The ideal breakfast is a solitary event and takes place as early as possible, anywhere from 5-7 am, depending on when the restaurant opens. The restaurant should not be busy, thus ensuring best possible service. If available, a window booth with a little bit of sunlight falling on the table should be had. A book should be there, or a newspaper, and this shall be read while drinking a cup of (preferably weak) coffee, a cup that shall be magically refilled without asking.

The server could be cheerful or grumpy, but above all, the service should be quiet and respect the holiness of the morning hours. Pancakes, bacon, eggs, and hashbrowns should all be had for $10 or less. The hot things should be hot. Tender things should be tender, and crispy things should crunch. Fancier items can be had, but food type, variety, and quality is only part of the breakfast experience.

In other words, I like to get up when it’s still dark outside and go alone to an empty restaurant and read the paper while eating normal foods that may or may not be good.

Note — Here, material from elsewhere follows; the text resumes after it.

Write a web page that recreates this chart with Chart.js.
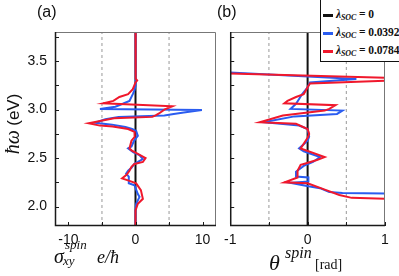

This might sound strange, but  it is my breakfast vision. However,  this is only one kind of breakfast experience. There’s also the social experience, the brunch experience, the breakfast for dinner experience, the traveling, the continental, the exotic, the homemade, the holiday, the…well you get it. There’s a lot of breakfast possibilities.

The breakfast I described is my ritual, a certain set of customs I perform that somehow make the world seem more reasonable and help me find my place in it. Setting off on a quest to find the best 7 am breakfast experience near downtown San Francisco has been one of the highlights of 2013.

All throughout the week I look forward to my excursions, to discovering yet another outlet for my breakfast passion. I think about breakfasts of weeks past, the crispy hashbrowns, the sourdough pancakes (from Bette’s Oceanview Diner – well worth the price tag), how a particular server was especially gracious, or the perfect bite of pancake, egg, bacon, and hashbrown all together while people-watching on a sunny street, wondering where they’re going in their lives and if they’ve ever had breakfast before.

I eat breakfast, for I am the breakfast whisperer.